_Plotting code records_:
Begin
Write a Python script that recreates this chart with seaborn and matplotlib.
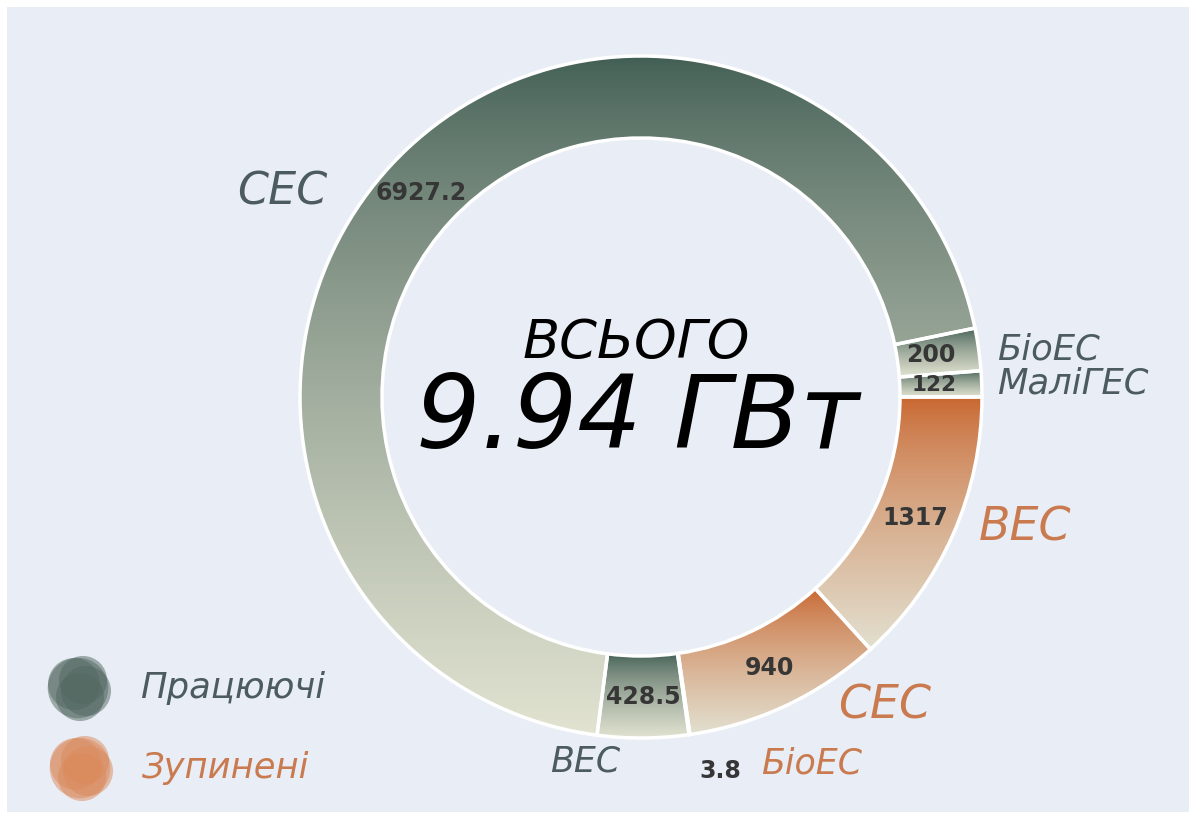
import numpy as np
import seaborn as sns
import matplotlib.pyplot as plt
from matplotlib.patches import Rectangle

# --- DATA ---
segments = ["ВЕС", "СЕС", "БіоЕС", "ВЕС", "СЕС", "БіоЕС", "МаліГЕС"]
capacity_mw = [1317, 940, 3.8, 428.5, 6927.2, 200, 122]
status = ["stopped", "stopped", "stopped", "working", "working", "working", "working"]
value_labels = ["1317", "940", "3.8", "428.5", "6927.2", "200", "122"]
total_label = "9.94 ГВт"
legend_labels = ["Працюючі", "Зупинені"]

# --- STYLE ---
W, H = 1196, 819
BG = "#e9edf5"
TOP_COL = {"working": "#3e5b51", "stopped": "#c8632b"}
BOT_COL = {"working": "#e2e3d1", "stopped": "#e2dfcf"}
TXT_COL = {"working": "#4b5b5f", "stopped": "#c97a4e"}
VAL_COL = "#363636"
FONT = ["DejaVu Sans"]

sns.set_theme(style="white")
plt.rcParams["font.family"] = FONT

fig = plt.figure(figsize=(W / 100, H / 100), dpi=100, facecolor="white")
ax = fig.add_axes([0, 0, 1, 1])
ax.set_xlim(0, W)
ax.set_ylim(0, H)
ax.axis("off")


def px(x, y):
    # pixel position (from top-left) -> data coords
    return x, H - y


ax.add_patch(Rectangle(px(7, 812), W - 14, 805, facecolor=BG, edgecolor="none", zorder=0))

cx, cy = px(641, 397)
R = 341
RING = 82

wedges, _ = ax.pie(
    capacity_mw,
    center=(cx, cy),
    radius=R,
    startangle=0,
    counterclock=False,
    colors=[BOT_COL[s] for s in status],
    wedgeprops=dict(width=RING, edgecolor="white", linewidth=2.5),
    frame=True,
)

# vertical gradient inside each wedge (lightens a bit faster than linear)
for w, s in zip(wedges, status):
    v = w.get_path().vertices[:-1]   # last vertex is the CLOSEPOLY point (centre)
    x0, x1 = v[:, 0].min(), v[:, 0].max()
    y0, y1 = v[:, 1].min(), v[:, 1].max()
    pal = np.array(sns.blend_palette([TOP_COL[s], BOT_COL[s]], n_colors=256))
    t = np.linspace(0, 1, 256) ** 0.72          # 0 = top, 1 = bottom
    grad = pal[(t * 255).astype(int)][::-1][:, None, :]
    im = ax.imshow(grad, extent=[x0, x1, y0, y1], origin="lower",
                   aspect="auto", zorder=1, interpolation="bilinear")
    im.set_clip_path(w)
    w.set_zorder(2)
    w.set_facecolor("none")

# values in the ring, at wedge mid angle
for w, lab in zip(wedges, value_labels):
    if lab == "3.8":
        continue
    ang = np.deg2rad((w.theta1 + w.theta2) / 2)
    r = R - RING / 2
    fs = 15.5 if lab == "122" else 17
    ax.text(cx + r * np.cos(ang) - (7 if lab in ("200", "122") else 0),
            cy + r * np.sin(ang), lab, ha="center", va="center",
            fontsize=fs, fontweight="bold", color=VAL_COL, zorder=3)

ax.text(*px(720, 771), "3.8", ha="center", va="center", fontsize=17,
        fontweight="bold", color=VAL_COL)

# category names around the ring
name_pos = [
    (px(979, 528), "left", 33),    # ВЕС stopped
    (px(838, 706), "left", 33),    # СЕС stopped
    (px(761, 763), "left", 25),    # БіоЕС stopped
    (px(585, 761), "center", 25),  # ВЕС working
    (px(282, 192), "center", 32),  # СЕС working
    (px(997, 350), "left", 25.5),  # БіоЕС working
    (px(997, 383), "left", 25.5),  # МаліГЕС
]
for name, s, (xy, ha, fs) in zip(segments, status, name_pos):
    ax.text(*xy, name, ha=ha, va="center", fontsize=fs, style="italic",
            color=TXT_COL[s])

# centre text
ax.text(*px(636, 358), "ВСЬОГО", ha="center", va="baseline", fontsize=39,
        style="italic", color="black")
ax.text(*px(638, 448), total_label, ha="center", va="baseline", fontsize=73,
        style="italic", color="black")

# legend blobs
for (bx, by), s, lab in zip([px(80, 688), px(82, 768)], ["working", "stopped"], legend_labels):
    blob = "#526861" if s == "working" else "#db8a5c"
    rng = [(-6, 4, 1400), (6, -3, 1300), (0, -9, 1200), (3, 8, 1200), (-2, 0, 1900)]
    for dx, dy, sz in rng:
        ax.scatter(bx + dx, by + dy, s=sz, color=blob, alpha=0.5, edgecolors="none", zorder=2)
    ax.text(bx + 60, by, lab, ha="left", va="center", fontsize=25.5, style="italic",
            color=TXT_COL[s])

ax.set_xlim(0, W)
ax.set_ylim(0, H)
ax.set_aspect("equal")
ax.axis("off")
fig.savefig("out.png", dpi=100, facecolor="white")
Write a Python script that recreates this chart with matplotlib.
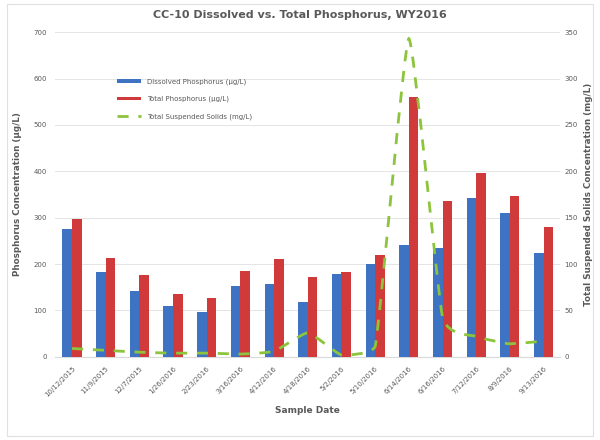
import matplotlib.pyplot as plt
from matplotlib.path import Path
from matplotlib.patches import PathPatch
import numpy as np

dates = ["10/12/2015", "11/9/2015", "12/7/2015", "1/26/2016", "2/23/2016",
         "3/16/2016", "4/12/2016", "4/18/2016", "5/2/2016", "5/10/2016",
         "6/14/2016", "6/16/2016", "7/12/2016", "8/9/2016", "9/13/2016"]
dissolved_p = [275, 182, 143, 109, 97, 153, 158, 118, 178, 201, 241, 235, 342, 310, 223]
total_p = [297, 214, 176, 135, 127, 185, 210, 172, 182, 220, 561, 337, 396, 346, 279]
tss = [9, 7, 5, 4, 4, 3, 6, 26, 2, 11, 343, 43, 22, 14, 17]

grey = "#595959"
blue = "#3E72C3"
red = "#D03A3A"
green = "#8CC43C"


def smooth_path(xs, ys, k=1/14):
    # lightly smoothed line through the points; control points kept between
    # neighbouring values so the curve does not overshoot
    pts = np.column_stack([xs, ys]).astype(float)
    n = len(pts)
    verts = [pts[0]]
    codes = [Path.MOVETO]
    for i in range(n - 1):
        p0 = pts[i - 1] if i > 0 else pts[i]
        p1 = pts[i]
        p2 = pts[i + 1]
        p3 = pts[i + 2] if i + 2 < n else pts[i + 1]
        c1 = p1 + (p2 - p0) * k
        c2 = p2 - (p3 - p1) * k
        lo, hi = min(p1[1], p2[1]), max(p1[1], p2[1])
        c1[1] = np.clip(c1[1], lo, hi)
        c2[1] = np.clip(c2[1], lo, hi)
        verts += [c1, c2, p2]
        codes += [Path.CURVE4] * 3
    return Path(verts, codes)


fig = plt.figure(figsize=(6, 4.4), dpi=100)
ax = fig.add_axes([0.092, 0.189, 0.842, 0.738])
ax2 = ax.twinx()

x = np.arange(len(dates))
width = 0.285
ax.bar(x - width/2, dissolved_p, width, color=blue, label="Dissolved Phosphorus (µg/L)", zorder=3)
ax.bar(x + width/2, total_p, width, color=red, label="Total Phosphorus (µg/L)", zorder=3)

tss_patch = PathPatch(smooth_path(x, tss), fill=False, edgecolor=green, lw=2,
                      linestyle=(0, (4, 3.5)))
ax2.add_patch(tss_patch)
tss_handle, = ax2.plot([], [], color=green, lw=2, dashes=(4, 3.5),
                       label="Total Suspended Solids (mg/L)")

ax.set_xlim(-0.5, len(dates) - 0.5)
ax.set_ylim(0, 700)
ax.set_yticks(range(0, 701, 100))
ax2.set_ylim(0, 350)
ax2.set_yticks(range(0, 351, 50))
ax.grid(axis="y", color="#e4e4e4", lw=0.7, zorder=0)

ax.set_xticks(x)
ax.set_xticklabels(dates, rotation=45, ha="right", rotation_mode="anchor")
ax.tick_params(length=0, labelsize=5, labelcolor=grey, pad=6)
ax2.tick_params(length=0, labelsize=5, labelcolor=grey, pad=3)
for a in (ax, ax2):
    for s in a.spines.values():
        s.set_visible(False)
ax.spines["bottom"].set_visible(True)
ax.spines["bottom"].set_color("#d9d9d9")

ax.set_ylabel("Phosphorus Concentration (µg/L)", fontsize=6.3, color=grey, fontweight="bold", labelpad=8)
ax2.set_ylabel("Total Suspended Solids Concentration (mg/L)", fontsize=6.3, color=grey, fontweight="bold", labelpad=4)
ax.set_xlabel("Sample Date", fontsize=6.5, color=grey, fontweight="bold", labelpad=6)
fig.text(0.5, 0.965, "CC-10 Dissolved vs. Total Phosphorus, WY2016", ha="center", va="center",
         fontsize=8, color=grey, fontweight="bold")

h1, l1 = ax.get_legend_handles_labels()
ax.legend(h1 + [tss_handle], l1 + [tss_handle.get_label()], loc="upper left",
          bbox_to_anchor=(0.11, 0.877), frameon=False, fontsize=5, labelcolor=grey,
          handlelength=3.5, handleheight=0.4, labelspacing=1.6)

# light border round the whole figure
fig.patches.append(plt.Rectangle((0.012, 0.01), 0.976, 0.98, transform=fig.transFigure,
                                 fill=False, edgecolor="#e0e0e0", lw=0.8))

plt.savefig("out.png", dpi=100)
End
_EXERCISE OBJECTIVE_: With the pictures left out, restate word for word every line of the data above, from the first down to the line that contains "from matplotlib.patches import Rectangle".

_RESPONSE_:
Write a Python script that recreates this chart with seaborn and matplotlib.
import numpy as np
import seaborn as sns
import matplotlib.pyplot as plt
from matplotlib.patches import Rectangle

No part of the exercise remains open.